Maybe 5G will be about avoiding patents, or about cutting down the required infrastructure and making the network mesh like. There are a lot of things that could go into 5G.
'Mobile phone' network coverage is already geographically fragmented, so why wouldn't a new player come in and seize the urban market by partnering with a local authority's street lighting provider. A mesh Wi-Fi network run from antennae equipped streetlights could bring in much needed revenue for local government (and reduce their comms costs), at the same time as providing up to gigabit internet access.
The traditional telcos cling on to the current modus operandi despite knowing that their traditional operating and technology models risks being challenged. Why would I make a traditional voice call / send a text, if I could add much more functionality to a call or text using Skype / Facebook / Twitter?
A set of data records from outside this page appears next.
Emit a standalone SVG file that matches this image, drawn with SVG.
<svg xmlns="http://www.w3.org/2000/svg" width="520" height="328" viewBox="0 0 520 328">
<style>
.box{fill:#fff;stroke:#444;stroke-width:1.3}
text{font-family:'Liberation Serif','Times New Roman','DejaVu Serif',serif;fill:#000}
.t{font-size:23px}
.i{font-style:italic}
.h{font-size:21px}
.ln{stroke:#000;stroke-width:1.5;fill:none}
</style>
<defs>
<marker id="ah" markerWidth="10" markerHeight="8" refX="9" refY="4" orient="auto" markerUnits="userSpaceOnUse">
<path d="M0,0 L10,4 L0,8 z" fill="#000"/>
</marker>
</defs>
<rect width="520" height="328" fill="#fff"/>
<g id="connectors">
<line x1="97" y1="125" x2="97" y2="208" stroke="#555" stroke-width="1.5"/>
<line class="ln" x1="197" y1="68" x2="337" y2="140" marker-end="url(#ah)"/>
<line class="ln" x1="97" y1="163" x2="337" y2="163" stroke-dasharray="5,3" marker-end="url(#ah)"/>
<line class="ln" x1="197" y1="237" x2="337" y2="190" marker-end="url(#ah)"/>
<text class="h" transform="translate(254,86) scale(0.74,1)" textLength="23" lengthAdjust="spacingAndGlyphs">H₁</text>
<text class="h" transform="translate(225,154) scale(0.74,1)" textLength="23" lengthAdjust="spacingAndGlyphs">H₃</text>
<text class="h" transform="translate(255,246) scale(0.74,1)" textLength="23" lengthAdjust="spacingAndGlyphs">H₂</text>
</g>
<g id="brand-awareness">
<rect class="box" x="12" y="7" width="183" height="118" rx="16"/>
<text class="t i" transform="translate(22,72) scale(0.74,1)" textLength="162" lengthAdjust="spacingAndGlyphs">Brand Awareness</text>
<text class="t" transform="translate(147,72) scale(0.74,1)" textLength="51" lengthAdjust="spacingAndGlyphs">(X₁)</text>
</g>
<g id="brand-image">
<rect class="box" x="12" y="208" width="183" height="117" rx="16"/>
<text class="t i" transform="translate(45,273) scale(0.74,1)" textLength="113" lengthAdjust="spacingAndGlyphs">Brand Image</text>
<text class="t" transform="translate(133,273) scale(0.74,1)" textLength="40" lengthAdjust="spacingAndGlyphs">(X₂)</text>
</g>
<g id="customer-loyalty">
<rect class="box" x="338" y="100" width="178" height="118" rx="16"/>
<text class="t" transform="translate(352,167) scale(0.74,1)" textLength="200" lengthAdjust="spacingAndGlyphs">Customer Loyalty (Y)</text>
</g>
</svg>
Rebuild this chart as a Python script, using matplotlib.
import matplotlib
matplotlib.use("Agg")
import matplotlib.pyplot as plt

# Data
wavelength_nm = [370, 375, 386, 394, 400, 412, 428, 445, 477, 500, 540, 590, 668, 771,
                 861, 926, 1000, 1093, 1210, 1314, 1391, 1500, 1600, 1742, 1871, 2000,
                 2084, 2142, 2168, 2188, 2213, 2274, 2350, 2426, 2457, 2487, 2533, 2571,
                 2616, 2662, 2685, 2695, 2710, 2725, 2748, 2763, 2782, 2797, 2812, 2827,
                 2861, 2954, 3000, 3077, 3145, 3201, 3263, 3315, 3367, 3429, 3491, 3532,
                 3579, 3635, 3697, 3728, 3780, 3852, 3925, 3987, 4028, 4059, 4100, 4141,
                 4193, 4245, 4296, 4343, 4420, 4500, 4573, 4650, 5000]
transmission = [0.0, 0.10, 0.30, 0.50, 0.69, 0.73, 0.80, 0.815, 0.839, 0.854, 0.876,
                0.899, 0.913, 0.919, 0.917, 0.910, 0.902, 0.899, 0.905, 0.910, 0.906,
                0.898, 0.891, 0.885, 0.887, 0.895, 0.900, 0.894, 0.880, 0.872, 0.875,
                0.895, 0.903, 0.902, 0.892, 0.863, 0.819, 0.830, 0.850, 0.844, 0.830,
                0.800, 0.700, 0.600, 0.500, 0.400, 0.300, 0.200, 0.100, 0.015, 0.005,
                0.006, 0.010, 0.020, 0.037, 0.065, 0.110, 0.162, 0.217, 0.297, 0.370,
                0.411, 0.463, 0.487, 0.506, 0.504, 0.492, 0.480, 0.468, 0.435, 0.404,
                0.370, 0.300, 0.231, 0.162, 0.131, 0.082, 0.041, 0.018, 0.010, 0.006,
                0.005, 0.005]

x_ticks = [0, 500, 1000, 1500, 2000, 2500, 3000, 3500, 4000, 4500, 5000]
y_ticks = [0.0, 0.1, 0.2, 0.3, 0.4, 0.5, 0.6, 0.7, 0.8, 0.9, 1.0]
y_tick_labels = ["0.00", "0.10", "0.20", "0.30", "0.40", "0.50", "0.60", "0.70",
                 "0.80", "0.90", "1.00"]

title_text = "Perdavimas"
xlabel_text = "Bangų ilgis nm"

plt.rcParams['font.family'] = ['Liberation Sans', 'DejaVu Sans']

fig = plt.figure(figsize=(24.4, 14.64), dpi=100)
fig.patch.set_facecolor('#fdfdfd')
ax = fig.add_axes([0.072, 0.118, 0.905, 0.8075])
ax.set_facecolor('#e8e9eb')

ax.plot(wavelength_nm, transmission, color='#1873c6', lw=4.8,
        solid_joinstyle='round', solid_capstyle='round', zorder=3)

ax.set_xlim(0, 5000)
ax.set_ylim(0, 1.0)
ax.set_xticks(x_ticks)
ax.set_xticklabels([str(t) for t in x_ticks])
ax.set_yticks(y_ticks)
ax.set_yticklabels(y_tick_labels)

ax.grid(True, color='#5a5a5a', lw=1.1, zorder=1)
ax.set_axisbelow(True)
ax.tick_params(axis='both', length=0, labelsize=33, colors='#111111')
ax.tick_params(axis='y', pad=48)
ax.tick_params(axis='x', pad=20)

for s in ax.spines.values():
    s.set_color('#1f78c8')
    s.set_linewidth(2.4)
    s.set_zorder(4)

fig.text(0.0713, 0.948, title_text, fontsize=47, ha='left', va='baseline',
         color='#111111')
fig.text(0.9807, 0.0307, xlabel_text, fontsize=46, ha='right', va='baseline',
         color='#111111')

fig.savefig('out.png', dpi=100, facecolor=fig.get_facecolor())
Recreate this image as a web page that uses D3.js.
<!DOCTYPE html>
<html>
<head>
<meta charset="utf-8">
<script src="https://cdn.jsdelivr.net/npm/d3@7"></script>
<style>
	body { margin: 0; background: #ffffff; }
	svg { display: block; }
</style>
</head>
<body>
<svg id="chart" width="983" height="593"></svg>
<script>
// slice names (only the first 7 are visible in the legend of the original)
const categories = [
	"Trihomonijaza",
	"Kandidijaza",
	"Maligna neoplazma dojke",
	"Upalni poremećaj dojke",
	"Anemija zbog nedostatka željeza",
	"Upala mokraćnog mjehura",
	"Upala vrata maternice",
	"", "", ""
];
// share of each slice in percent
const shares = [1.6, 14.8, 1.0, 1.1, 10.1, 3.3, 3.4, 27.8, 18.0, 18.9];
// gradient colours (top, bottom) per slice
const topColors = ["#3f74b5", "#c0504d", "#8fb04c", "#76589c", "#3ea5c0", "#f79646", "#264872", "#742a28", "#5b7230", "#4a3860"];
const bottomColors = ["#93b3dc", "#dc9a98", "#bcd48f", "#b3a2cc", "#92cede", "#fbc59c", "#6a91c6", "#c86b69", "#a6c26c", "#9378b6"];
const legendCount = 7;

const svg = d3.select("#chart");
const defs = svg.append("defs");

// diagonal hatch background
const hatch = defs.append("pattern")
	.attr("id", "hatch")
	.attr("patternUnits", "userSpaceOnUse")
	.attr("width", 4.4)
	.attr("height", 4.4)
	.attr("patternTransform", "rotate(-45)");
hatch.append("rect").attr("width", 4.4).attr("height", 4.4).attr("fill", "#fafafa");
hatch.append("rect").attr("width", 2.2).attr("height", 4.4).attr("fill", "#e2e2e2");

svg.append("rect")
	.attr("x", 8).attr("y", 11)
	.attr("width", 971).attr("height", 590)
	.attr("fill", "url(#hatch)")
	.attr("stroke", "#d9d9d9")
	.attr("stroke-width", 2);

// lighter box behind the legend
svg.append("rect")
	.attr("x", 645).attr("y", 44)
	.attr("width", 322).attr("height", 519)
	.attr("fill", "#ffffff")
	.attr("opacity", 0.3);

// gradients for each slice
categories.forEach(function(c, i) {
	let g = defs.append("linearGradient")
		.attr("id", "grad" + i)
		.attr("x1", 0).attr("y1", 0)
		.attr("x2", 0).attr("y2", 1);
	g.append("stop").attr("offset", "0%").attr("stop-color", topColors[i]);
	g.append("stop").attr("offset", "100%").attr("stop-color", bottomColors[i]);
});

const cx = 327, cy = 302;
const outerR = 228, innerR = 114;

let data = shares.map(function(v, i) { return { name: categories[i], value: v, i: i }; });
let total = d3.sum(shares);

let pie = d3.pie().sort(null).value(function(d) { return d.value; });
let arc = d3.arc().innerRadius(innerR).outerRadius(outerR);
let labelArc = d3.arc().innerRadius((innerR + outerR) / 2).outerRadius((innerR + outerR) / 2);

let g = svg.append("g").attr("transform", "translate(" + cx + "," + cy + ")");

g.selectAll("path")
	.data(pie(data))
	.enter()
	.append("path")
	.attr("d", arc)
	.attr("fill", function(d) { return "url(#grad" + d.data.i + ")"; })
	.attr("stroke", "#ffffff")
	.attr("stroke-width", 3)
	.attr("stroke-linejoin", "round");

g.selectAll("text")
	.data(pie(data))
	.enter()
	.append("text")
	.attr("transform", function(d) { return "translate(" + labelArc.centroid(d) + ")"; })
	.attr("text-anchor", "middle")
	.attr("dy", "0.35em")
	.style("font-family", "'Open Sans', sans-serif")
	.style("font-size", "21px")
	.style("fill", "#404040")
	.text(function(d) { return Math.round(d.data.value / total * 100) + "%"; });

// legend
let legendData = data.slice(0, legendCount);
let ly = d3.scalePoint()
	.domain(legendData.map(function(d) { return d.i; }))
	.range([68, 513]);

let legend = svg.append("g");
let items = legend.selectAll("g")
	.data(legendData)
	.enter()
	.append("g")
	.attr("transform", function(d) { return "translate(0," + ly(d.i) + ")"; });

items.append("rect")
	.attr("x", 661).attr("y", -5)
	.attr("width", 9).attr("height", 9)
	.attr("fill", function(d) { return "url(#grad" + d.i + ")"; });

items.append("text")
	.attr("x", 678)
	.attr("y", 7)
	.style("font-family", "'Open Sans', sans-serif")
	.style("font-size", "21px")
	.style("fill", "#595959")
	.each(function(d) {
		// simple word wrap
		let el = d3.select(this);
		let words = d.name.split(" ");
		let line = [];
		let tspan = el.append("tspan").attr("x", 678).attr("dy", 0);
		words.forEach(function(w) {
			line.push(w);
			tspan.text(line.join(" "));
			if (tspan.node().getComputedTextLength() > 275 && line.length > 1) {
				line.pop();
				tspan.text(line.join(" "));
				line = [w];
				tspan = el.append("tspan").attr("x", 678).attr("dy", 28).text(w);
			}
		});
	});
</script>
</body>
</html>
The traditional telcos had better hope that the IT world maintains its barrow boy focus on the short term... or get into bed with them very quickly.
>So why wouldn't a new player come in and seize the urban market by partnering with a local authority's street lighting provider.
Whilst it isn't a mesh network, BT did this some years back with Westminster CC, it enabled Westminster CC to more rapidly and cheaply expand the coverage of its own (private) public space management WiFi network.
From memory I'm under the impression that a couple of other cities also entered similar deals - did your work at Derby go to this level of detail?
3G is fine for the majority of users but living only 20 miles or so outside of London there is very little 3G coverage and zero 4G. Companies should be investing in improving 3G and 4G rather than finding 1gbps 5G style networks.
If 5G networks come out I can see websites rushing back to rich content again which makes me sad.